8.3. LIMITES TEMPORAIS OU FORMAIS
Certas Constituições não podem ser modificadas durante certo período após a sua promulgação ou só admitem a aprovação de alterações de tempos em tempos, de forma espaçada. Exemplo: a Constituição brasileira do Império, que admitia qualquer alteração somente quatro anos após a sua promulgação.
8.4. LIMITES PROCEDIMENTAIS
A própria Constituição estabelece o rito a ser seguido para sua alteração. Esse procedimento deve ser rigorosamente obedecido, sob pena de inconstitucionalidade formal da norma aprovada.
8.5. LIMITES IMPLÍCITOS OU INERENTES OU TÁCITOS
Além dos limites explícitos anteriormente mencionados, há limites materiais implícitos ao poder constituinte derivado, decorrentes dos próprios princípios adotados pela Constituição. Esses limites também são denominados inerentes ou tácitos. Como exemplos, a doutrina aponta:
a) os concernentes ao titular do poder constituinte;
b) os referentes ao titular do poder reformador;
c) os relativos ao processo de emenda. Como ensina José Afonso da Silva, essas restrições se justificam por razões lógicas:
“se pudessem ser mudadas pelo poder de emenda ou ordinário, de nada adiantaria estabelecer vedações circunstanciais ou materiais”.

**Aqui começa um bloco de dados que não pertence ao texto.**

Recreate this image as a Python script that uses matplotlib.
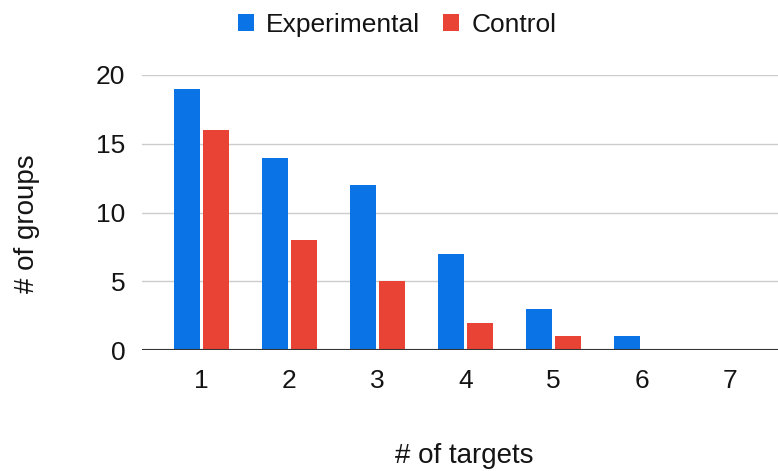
import matplotlib
matplotlib.use("Agg")
import matplotlib.pyplot as plt
import numpy as np

# number of targets per group, and how many groups hit each count
targets = [1, 2, 3, 4, 5, 6, 7]
experimental = [19, 14, 12, 7, 3, 1, 0]
control = [16, 8, 5, 2, 1, 0, 0]

BLUE = "#0a73e6"
RED = "#e94335"
INK = "#141414"

plt.rcParams['font.family'] = ['Liberation Sans', 'DejaVu Sans']

fig = plt.figure(figsize=(7.78, 4.71), dpi=100)
ax = fig.add_axes([142 / 778, 1 - 350 / 471, 1 - 142 / 778, 275 / 471])

x = np.arange(len(targets)) + 1
w = 0.294
gap = 0.034
ax.bar(x - (w + gap) / 2, experimental, w, color=BLUE, label="Experimental", zorder=3)
ax.bar(x + (w + gap) / 2, control, w, color=RED, label="Control", zorder=3)

ax.set_xlim(1 - 0.674, 7 + 0.55)
ax.set_ylim(0, 20)
ax.set_yticks([0, 5, 10, 15, 20])
ax.set_xticks(x)
ax.set_xticklabels([str(t) for t in targets])

ax.yaxis.grid(True, color="#cccccc", linewidth=1, zorder=0)
ax.axhline(0, color="#333333", linewidth=1.5, zorder=4)
for s in ax.spines.values():
    s.set_visible(False)
ax.tick_params(axis='both', length=0, labelsize=19, colors=INK)
ax.tick_params(axis='y', pad=12)
ax.tick_params(axis='x', pad=14)

fig.text(27 / 778, 1 - 224 / 471, "# of groups", rotation=90, ha='center', va='center',
         fontsize=20, color=INK)
fig.text(464 / 778, 1 - 463 / 471, "# of targets", ha='center', va='baseline',
         fontsize=20, color=INK)

fig.legend(loc='center', bbox_to_anchor=(397 / 778, 1 - 25 / 471), ncol=2, frameon=False,
           fontsize=19, handlelength=0.6, handleheight=0.6, handletextpad=0.47,
           columnspacing=0.87, labelcolor=INK)

fig.savefig("out.png", dpi=100)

9 PODER CONSTITUINTE DIFUSO
Há autores que sustentam, com fundamento em Burdeau, que, além do poder constituinte originário e do poder constituinte derivado, existe uma terceira modalidade, o poder constituinte difuso, responsável
pelas mutações constitucionais, que são os processos informais de modificação da própria Constituição. Sem alterar o enunciado formal, a letra do texto constitucional, modifica-se o entendimento da norma constitucional. A titularidade do poder constituinte permanece sendo do povo, mas é exercido pelos órgãos do poder constituído, por meio de interpretação administrativa ou judicial, leis e costumes.